[Part of a data file]
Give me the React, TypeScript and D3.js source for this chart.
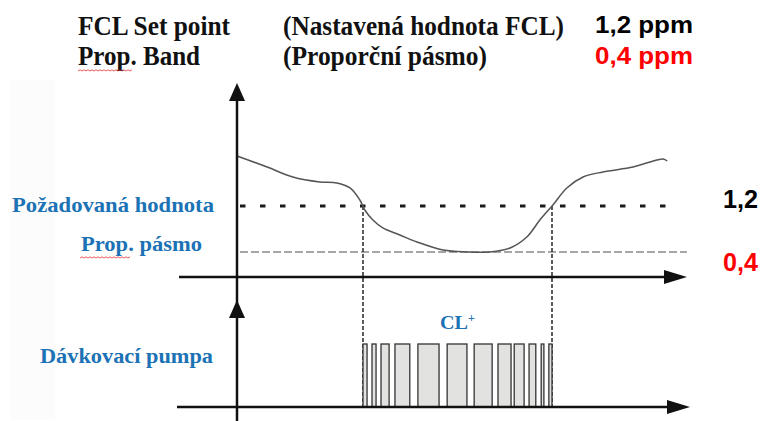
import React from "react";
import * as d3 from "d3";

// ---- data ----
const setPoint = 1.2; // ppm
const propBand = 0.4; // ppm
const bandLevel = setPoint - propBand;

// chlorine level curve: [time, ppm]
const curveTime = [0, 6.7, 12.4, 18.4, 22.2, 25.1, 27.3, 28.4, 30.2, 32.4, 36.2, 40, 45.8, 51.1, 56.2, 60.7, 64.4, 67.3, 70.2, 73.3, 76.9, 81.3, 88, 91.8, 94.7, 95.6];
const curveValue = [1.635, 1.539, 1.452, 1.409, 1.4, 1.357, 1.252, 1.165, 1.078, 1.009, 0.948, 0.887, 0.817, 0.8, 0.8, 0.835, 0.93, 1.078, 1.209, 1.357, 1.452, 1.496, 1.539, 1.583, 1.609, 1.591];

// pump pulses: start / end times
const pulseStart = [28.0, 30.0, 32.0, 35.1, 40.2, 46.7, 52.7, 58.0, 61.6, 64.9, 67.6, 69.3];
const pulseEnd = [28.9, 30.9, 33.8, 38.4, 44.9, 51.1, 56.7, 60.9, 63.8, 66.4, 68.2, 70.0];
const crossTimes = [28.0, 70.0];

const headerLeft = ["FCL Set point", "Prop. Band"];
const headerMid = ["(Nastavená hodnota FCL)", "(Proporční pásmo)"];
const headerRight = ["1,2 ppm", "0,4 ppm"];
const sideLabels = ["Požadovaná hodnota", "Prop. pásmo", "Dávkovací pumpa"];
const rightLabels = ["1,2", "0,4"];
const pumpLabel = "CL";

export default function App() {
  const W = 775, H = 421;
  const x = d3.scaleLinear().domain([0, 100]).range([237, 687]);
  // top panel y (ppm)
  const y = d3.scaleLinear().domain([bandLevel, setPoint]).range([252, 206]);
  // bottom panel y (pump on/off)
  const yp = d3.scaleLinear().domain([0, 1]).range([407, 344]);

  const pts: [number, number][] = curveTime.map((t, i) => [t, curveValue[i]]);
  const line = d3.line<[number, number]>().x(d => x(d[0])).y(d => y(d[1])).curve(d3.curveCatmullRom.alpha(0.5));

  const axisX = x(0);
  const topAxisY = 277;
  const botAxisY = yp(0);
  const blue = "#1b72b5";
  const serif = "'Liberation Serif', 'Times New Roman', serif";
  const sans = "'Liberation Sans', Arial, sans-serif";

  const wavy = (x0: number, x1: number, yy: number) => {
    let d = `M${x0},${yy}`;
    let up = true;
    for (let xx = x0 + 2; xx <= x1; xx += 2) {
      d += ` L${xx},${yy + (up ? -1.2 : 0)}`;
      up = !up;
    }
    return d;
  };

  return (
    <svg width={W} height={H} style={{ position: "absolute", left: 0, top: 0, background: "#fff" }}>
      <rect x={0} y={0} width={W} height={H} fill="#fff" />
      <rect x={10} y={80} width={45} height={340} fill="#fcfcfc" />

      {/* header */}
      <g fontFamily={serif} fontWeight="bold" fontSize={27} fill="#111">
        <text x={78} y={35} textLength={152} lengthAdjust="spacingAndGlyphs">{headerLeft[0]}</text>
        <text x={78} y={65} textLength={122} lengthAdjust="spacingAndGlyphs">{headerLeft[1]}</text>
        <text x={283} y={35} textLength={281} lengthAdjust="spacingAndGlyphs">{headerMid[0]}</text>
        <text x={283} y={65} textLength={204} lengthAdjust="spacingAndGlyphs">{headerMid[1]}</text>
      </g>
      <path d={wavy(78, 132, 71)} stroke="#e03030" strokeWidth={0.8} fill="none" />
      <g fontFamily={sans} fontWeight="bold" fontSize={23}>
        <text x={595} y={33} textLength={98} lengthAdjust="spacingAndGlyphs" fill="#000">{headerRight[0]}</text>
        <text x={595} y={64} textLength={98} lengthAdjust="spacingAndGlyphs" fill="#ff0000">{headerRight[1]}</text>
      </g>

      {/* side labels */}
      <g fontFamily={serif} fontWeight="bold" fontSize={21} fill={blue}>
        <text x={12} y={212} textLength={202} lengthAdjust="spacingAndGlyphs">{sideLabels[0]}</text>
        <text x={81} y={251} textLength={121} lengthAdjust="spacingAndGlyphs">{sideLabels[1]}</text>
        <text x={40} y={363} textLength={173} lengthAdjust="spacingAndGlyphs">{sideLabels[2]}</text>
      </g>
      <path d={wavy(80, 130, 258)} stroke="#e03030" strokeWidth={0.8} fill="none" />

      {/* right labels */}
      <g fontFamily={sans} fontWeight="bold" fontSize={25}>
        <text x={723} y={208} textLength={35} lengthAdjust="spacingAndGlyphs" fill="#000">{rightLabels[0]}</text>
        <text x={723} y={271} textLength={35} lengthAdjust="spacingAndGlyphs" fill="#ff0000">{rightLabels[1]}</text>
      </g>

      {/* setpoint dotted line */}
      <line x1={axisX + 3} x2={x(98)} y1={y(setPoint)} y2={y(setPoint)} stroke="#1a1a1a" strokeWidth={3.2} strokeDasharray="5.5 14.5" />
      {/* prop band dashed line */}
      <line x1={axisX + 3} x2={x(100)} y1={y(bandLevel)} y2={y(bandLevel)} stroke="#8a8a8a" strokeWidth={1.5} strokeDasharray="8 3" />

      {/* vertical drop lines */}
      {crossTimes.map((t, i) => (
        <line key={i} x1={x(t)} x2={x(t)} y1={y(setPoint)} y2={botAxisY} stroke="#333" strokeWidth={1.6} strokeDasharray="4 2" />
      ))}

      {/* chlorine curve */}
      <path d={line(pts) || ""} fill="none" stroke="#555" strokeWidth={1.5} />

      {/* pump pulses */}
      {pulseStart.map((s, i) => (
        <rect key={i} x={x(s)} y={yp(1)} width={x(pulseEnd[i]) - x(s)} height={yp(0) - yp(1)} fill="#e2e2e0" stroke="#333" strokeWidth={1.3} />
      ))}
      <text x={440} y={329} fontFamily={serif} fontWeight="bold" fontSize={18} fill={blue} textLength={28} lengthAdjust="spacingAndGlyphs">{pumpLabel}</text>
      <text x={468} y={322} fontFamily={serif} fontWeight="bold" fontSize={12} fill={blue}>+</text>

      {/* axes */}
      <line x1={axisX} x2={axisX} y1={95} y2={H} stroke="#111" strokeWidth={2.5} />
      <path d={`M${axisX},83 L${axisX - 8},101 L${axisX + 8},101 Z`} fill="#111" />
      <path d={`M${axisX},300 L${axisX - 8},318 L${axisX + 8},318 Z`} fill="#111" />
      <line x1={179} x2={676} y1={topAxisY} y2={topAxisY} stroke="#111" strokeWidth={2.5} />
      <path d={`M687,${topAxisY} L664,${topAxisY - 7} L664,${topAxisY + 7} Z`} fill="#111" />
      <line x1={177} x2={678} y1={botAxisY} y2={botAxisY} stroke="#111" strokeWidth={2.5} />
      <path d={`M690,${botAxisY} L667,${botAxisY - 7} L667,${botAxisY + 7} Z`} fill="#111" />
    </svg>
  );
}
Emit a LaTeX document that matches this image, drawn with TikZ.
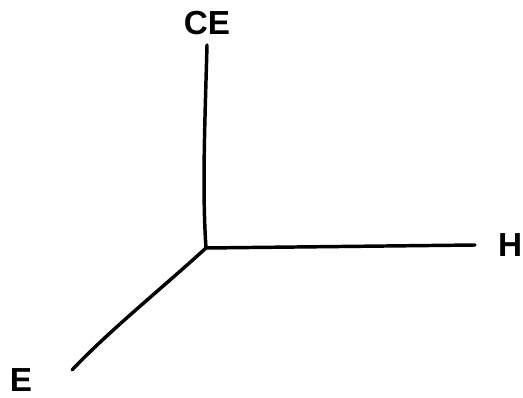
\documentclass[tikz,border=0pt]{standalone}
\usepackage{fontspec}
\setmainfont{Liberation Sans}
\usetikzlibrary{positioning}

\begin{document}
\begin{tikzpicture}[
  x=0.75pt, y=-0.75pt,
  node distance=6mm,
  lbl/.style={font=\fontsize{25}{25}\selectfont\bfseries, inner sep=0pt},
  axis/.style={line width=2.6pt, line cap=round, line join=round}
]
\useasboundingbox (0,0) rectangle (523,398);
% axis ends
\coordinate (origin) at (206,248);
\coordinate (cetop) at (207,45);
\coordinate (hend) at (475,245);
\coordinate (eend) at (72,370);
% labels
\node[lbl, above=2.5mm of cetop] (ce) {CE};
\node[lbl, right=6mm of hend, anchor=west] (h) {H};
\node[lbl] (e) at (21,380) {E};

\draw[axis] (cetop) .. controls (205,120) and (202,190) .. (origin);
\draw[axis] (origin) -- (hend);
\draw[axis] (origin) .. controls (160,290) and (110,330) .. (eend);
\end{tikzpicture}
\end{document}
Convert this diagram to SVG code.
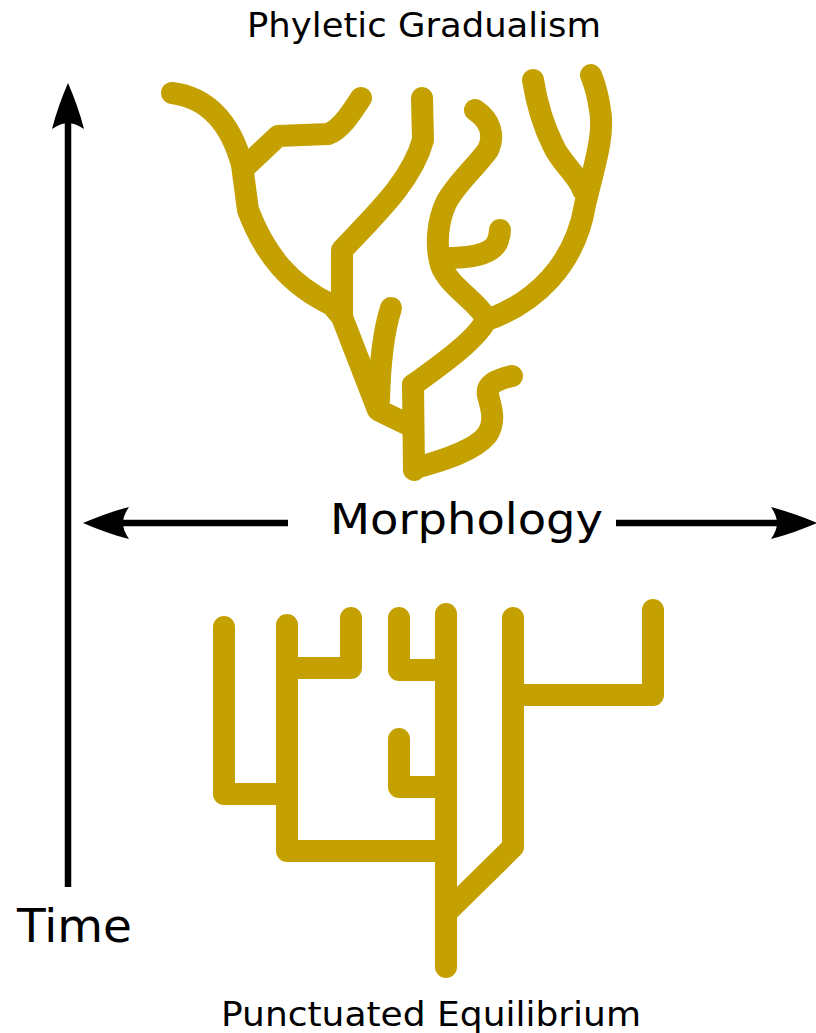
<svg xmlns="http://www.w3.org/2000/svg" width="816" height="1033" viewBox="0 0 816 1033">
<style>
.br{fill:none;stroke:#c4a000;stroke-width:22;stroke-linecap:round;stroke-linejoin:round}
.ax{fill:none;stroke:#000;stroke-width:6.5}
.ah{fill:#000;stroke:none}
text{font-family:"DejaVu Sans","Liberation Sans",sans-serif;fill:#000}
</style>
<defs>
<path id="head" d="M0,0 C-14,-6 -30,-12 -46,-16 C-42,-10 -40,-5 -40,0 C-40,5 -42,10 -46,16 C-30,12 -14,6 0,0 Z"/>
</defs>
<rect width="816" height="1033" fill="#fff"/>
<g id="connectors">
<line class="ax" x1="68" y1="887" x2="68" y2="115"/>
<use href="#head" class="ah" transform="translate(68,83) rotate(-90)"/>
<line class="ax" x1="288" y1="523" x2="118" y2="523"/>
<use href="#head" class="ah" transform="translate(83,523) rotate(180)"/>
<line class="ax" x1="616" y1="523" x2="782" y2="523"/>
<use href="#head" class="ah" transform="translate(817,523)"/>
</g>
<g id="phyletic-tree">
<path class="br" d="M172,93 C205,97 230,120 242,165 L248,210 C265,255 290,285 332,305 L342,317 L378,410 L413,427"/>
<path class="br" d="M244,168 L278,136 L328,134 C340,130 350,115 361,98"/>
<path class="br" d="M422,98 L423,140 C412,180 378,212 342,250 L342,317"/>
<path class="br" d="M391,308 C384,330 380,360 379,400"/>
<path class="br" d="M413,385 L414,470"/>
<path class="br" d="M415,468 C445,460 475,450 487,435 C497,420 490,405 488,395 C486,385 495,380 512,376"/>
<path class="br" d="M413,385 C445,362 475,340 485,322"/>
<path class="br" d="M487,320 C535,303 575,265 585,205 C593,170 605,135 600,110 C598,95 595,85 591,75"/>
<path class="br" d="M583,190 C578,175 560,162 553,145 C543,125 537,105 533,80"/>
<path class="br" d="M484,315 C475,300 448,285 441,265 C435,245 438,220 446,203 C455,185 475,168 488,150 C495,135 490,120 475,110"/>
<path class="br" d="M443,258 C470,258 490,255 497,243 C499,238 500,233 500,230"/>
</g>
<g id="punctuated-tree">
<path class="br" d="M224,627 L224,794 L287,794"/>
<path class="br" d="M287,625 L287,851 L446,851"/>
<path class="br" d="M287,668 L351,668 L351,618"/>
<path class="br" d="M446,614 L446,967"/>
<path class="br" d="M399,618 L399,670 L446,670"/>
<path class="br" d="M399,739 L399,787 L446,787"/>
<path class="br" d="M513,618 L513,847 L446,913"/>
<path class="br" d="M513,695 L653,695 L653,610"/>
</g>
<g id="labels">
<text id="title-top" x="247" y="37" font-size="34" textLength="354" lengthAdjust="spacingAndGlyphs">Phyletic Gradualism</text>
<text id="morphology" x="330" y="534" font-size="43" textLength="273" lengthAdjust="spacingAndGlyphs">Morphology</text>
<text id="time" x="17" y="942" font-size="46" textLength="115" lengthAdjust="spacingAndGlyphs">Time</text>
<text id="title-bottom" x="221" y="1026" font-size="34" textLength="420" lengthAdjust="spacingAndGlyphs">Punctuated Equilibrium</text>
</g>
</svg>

DIRECTIVE
Exactly reproduce the run of lines from the start of the listing through the line with "const bandLevel = setPoint - propBand;", inclusive; pictures are not copied.

COMPLETED EXERCISE
Give me the React, TypeScript and D3.js source for this chart.
import React from "react";
import * as d3 from "d3";

// ---- data ----
const setPoint = 1.2; // ppm
const propBand = 0.4; // ppm
const bandLevel = setPoint - propBand;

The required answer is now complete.